● Raw data
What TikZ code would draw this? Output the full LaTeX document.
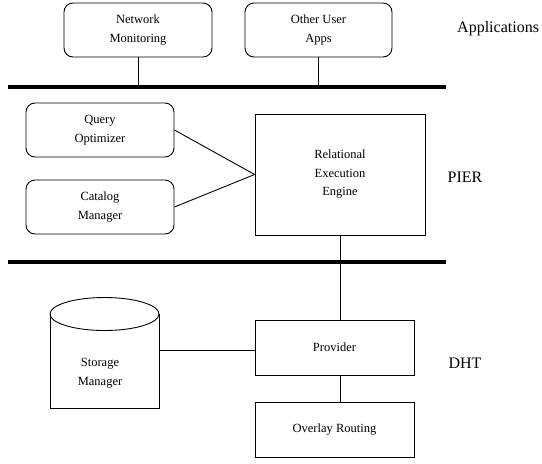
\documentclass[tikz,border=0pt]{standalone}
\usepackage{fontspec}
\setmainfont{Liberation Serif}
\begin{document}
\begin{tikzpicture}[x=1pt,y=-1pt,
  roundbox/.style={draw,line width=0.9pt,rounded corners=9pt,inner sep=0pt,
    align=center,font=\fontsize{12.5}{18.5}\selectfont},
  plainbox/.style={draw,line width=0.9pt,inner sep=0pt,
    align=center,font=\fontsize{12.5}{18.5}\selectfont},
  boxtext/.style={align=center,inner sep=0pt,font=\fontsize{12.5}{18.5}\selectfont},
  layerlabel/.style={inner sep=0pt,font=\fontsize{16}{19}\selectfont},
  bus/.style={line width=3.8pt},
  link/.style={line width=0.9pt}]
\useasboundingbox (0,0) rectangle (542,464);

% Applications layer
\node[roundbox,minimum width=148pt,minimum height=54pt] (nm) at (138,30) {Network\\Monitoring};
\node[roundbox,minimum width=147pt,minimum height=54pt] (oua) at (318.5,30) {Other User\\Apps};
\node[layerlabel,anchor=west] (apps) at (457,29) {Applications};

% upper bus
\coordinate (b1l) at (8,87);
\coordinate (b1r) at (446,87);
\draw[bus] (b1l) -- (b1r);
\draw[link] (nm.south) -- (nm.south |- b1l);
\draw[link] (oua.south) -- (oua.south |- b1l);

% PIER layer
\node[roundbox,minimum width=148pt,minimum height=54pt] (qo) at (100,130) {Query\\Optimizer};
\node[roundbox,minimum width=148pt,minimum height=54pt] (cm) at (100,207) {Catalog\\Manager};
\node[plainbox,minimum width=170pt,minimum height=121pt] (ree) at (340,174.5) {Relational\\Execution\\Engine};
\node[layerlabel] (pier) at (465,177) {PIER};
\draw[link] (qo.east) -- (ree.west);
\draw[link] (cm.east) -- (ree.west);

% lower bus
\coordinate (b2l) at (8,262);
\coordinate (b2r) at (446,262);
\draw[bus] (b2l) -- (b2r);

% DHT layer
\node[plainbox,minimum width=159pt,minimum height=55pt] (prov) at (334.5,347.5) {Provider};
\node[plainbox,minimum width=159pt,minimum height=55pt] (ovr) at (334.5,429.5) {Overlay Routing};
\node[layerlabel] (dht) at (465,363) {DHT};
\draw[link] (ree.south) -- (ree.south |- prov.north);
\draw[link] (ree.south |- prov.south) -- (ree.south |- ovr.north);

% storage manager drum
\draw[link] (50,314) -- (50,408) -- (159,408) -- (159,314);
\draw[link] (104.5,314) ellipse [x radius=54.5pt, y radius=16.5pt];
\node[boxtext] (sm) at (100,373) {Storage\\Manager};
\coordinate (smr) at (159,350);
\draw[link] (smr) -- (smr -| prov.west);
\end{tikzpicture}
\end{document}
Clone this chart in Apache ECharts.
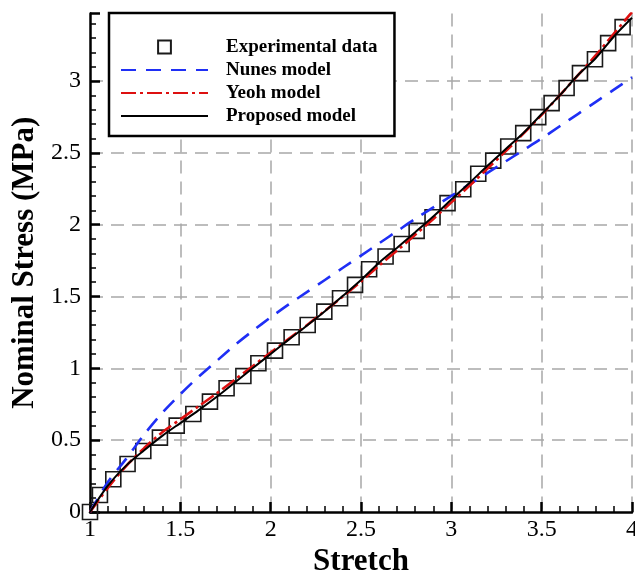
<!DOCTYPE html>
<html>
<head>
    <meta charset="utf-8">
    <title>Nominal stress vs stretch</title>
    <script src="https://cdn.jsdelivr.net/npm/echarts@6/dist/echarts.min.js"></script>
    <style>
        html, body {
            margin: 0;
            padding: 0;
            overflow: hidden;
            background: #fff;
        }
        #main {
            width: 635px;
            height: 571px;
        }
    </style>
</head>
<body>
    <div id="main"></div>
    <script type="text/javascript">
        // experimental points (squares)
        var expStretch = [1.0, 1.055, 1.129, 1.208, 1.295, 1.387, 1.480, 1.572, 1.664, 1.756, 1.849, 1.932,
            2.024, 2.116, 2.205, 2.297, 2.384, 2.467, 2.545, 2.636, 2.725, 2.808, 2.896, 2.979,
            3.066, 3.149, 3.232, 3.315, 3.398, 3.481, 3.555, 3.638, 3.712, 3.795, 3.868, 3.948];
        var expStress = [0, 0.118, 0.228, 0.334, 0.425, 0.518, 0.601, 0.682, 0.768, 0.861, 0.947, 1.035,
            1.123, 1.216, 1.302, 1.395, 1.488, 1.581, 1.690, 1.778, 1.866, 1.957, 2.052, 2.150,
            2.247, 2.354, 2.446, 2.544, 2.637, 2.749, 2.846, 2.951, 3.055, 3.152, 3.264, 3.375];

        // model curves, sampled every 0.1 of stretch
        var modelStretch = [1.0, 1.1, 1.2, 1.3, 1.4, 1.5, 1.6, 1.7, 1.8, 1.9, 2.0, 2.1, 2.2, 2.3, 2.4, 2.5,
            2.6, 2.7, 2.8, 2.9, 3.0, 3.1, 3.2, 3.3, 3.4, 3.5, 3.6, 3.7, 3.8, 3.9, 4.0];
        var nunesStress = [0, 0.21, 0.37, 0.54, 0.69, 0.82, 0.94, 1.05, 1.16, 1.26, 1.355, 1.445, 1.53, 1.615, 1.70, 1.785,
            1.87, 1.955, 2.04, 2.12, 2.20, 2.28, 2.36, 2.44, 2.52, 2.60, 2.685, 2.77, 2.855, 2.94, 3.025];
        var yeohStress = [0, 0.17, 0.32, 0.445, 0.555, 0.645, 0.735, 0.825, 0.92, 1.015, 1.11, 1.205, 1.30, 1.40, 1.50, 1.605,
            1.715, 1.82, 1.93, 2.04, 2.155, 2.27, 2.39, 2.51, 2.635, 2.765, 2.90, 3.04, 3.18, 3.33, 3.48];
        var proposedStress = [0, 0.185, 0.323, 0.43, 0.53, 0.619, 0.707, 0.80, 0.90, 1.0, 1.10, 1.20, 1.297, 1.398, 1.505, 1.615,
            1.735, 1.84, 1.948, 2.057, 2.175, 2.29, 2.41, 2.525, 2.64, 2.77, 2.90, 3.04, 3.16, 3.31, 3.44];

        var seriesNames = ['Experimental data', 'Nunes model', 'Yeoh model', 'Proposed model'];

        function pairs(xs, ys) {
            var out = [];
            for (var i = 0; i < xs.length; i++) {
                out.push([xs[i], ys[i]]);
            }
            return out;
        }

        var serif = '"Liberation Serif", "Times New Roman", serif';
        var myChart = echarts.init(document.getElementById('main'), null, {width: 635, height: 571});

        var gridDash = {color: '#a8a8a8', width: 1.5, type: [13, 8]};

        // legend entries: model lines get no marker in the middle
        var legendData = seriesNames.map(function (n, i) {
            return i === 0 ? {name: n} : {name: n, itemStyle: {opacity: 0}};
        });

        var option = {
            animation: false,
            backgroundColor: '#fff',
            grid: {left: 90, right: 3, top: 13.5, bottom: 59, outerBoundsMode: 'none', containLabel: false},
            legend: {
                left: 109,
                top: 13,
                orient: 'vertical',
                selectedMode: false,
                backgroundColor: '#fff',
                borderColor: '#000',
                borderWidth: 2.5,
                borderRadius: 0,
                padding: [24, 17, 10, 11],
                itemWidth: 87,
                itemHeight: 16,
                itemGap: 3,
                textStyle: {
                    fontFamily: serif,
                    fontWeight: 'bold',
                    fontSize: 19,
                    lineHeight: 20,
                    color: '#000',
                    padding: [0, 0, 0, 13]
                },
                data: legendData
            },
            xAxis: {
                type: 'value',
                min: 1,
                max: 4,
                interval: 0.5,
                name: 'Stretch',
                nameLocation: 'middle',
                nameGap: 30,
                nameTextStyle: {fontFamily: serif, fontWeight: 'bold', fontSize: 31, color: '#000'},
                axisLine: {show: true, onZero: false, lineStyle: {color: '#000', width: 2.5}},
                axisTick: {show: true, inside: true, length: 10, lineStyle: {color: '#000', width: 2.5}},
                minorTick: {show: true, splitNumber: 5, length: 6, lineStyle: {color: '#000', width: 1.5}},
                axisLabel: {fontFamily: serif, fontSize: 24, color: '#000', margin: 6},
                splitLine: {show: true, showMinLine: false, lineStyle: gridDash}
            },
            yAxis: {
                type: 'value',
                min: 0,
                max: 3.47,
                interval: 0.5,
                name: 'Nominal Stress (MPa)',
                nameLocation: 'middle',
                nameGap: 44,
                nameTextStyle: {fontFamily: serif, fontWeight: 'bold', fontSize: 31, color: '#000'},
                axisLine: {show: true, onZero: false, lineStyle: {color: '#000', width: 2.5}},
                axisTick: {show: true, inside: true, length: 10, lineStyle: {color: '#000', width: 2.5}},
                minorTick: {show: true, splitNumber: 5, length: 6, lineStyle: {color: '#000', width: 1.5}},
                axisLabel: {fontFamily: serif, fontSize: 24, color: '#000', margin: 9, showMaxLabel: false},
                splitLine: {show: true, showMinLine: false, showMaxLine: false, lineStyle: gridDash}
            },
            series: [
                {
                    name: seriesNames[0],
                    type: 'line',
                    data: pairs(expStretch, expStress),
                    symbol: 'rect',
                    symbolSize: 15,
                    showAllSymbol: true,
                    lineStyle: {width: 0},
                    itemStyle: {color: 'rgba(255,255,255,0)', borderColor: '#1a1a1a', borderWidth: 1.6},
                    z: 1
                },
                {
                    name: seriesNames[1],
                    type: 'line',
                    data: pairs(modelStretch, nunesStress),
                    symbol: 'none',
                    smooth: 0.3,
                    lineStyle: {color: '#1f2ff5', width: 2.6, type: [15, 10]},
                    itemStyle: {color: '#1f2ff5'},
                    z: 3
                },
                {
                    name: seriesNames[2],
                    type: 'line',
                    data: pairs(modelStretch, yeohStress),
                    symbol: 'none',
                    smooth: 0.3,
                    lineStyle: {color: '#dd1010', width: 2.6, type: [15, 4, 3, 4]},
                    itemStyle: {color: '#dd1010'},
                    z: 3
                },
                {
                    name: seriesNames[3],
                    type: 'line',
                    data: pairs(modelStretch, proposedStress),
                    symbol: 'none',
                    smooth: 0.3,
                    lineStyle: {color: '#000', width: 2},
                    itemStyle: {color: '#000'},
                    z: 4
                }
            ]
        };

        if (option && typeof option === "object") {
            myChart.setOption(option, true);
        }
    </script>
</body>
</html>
==
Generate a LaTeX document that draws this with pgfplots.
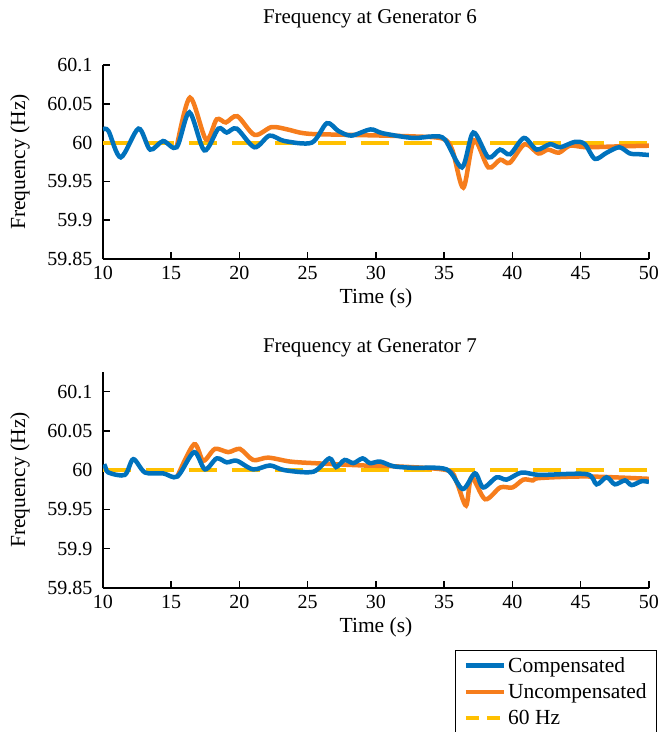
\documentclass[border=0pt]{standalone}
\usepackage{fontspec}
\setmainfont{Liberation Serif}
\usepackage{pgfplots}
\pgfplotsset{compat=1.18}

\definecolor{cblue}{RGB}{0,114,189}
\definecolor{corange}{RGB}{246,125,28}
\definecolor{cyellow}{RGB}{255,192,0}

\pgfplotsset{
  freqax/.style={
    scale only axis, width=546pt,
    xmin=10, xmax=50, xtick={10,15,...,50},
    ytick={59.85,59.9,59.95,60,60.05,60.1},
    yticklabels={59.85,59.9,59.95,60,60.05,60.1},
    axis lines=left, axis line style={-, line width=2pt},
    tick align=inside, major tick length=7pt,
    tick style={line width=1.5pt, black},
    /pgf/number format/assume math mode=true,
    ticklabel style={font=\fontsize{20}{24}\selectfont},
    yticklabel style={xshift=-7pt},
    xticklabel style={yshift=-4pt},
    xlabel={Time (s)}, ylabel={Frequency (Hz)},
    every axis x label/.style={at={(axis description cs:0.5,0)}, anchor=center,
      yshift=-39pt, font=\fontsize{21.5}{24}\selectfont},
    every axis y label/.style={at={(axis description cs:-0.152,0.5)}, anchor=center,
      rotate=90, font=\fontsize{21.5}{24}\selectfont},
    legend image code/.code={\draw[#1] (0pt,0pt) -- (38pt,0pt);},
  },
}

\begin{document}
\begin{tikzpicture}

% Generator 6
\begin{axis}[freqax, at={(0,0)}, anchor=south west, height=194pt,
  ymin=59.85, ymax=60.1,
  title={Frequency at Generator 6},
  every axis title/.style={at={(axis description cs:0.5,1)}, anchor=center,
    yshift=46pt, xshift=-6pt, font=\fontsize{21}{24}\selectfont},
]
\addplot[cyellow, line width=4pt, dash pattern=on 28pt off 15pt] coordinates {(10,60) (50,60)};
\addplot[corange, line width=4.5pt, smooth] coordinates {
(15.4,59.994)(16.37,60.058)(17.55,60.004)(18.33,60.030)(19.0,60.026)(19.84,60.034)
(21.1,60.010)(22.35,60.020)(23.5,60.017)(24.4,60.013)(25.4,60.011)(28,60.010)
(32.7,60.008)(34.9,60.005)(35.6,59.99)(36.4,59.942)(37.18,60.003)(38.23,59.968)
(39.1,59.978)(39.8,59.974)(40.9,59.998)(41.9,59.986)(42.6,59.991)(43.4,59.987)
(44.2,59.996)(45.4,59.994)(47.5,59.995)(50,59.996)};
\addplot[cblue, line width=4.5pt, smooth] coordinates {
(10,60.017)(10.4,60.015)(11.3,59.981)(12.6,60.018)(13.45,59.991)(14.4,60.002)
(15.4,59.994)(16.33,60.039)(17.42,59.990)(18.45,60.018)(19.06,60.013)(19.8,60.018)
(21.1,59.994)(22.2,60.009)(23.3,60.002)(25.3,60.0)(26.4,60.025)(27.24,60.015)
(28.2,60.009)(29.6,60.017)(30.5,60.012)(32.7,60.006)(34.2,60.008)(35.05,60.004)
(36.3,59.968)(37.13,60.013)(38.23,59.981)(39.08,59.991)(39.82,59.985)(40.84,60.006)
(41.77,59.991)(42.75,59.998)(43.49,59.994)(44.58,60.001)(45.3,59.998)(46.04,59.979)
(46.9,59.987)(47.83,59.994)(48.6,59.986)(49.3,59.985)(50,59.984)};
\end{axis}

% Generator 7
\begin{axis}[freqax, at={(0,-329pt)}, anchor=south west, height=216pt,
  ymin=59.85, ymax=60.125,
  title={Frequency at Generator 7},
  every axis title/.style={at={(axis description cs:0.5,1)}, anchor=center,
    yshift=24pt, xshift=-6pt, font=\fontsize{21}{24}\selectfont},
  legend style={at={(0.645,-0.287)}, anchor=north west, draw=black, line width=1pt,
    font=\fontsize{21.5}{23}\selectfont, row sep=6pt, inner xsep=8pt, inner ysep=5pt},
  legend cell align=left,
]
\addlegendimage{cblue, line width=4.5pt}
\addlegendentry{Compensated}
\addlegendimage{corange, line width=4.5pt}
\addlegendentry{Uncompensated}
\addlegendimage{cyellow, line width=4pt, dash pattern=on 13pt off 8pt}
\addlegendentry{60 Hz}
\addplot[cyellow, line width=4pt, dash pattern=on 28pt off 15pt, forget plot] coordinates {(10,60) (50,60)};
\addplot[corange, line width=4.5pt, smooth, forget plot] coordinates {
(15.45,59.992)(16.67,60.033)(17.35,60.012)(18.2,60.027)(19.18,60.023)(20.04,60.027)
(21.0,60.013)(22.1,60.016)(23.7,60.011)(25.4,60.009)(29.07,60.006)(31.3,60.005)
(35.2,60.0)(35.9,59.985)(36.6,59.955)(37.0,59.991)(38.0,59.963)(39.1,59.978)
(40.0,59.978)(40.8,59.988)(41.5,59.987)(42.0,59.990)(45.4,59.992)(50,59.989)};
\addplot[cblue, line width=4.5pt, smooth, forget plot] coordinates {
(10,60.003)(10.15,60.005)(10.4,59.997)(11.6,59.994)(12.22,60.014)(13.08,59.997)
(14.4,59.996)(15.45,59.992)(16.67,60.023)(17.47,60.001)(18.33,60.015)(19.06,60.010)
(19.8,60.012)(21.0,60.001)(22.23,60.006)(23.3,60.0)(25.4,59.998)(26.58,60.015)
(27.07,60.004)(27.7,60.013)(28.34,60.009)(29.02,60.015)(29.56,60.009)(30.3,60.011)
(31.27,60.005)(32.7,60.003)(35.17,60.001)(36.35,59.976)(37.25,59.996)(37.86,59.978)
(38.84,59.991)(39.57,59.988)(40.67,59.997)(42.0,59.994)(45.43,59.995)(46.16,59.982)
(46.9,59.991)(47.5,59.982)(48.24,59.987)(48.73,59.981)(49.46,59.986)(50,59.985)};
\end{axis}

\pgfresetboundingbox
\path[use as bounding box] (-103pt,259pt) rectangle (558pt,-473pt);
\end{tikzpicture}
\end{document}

● Task description
Gather each line of the listing containing the word "LaTeX" and show it.

● Completed task
What TikZ code would draw this? Output the full LaTeX document.
Generate a LaTeX document that draws this with pgfplots.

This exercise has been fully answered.